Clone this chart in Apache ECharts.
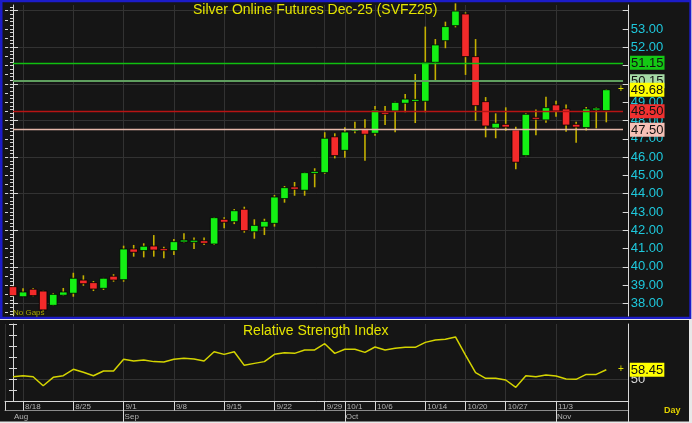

==========

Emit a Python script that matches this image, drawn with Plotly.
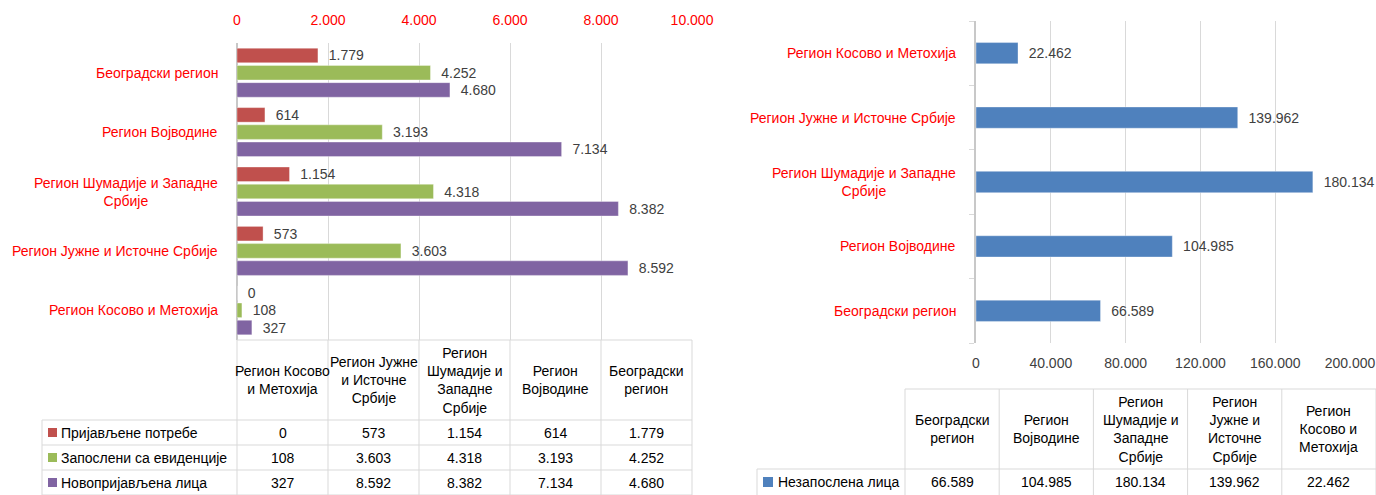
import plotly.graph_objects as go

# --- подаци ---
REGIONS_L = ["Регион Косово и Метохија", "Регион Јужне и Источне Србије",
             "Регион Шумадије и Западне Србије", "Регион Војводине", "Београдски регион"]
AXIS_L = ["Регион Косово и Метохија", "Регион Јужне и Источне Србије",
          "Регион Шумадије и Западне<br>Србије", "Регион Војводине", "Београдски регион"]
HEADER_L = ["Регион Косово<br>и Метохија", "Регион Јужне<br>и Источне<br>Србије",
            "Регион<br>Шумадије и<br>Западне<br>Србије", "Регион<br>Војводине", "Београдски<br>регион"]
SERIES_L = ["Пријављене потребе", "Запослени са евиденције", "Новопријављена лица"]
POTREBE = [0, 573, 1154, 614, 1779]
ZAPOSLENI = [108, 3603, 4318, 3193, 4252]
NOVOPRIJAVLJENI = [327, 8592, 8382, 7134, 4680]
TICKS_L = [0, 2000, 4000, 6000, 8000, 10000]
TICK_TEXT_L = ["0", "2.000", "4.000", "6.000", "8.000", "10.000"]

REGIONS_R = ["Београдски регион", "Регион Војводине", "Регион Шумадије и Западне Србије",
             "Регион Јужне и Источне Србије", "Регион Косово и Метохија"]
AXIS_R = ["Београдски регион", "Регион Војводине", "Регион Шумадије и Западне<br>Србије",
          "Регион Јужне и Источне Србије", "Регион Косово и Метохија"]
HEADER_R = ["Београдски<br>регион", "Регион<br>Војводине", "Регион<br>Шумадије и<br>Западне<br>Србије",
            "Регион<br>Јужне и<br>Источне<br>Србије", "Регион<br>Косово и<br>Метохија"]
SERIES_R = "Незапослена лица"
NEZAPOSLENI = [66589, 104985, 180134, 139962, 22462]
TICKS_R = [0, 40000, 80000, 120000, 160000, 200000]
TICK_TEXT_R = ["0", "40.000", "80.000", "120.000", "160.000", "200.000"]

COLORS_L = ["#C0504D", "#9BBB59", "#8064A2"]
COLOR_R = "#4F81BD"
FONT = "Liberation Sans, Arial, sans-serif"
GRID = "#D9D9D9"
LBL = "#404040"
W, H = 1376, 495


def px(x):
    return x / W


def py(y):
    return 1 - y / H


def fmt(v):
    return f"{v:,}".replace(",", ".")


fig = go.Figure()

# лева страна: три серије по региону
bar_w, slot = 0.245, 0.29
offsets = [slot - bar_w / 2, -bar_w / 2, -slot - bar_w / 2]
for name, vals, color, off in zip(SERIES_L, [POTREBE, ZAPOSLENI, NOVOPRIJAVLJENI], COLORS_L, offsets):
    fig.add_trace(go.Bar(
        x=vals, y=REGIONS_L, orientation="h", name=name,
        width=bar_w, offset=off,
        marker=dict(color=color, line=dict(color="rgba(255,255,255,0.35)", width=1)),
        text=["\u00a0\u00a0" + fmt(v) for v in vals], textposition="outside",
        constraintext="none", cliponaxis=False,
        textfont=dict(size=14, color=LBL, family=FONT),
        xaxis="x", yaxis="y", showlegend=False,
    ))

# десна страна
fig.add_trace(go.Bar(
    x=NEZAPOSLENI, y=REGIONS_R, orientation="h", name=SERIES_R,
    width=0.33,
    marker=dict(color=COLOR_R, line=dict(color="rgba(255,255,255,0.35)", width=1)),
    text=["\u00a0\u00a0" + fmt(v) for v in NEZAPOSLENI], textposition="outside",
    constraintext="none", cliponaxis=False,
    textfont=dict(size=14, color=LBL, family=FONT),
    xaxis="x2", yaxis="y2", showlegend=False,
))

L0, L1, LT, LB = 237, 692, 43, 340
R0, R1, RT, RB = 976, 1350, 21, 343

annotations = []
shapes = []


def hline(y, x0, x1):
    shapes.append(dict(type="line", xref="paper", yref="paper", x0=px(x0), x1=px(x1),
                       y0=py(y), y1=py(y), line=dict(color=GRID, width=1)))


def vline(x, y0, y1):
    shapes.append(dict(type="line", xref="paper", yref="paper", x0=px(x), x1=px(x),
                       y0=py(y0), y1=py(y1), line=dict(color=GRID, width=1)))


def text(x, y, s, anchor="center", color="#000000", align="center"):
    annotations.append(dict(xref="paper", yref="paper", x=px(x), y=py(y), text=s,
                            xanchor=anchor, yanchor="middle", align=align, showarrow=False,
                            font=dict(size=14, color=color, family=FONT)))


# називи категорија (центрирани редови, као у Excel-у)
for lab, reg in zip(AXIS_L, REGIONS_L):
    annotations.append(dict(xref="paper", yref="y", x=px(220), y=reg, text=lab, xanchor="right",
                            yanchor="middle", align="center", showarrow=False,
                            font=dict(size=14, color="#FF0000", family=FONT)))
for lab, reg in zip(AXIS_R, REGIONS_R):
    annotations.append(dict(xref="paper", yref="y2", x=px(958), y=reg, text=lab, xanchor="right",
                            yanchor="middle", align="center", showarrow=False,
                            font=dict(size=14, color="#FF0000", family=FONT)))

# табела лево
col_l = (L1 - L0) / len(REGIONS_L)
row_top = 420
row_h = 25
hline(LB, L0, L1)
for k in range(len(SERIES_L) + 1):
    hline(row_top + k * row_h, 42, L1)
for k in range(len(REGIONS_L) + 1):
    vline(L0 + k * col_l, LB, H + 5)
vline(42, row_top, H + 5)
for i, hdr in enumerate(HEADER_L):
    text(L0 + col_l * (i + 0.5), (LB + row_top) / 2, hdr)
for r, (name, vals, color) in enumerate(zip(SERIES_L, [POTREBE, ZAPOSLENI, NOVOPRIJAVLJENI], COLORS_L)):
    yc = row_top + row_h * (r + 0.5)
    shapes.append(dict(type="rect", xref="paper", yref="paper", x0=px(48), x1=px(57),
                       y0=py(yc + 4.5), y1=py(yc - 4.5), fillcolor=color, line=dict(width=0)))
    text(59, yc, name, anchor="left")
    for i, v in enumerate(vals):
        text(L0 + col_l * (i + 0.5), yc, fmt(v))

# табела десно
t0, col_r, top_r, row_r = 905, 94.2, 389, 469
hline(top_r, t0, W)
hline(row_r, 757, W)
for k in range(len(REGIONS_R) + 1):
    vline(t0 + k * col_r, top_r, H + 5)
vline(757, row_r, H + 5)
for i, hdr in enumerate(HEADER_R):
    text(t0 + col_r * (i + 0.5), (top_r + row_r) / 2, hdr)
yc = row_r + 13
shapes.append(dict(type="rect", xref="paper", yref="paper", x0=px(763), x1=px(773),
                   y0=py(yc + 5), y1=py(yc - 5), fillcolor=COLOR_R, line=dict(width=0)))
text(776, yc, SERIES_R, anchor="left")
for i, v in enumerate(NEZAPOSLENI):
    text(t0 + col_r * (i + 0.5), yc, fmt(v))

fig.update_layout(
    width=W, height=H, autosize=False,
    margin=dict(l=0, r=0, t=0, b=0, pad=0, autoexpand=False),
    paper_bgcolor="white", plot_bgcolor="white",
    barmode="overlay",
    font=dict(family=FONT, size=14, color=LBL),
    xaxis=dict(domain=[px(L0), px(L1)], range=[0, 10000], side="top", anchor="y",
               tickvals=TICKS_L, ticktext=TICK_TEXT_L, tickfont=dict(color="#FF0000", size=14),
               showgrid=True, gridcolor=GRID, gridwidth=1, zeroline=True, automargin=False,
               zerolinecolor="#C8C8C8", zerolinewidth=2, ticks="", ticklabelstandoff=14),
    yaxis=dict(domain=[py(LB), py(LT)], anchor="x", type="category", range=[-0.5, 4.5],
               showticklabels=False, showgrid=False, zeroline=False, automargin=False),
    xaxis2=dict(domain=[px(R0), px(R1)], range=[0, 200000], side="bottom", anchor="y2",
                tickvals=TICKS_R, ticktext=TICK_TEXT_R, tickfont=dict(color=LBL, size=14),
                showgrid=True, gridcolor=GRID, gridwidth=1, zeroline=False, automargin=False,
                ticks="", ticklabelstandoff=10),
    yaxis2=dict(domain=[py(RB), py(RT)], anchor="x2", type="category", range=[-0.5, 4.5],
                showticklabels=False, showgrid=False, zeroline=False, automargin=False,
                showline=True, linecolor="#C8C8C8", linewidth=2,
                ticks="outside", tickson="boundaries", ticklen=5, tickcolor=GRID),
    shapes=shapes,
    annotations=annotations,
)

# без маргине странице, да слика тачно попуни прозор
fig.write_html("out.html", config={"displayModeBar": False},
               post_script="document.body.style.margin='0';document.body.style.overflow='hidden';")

==========

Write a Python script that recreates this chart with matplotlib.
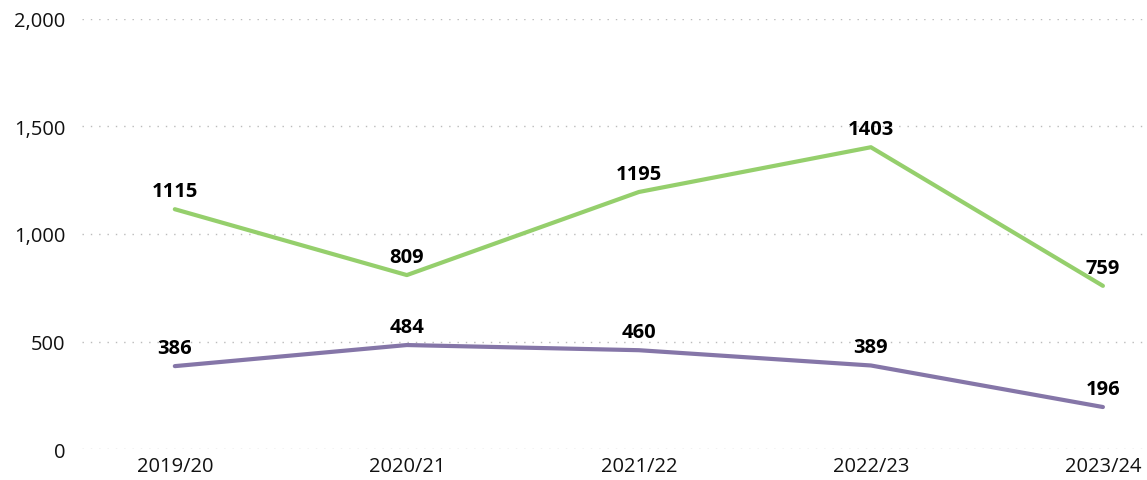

==========

- [Challenge]:
Wherever "chart" shows up in a line, copy that line.

- [Response]:
Clone this chart in Apache ECharts.
Write a Python script that recreates this chart with matplotlib.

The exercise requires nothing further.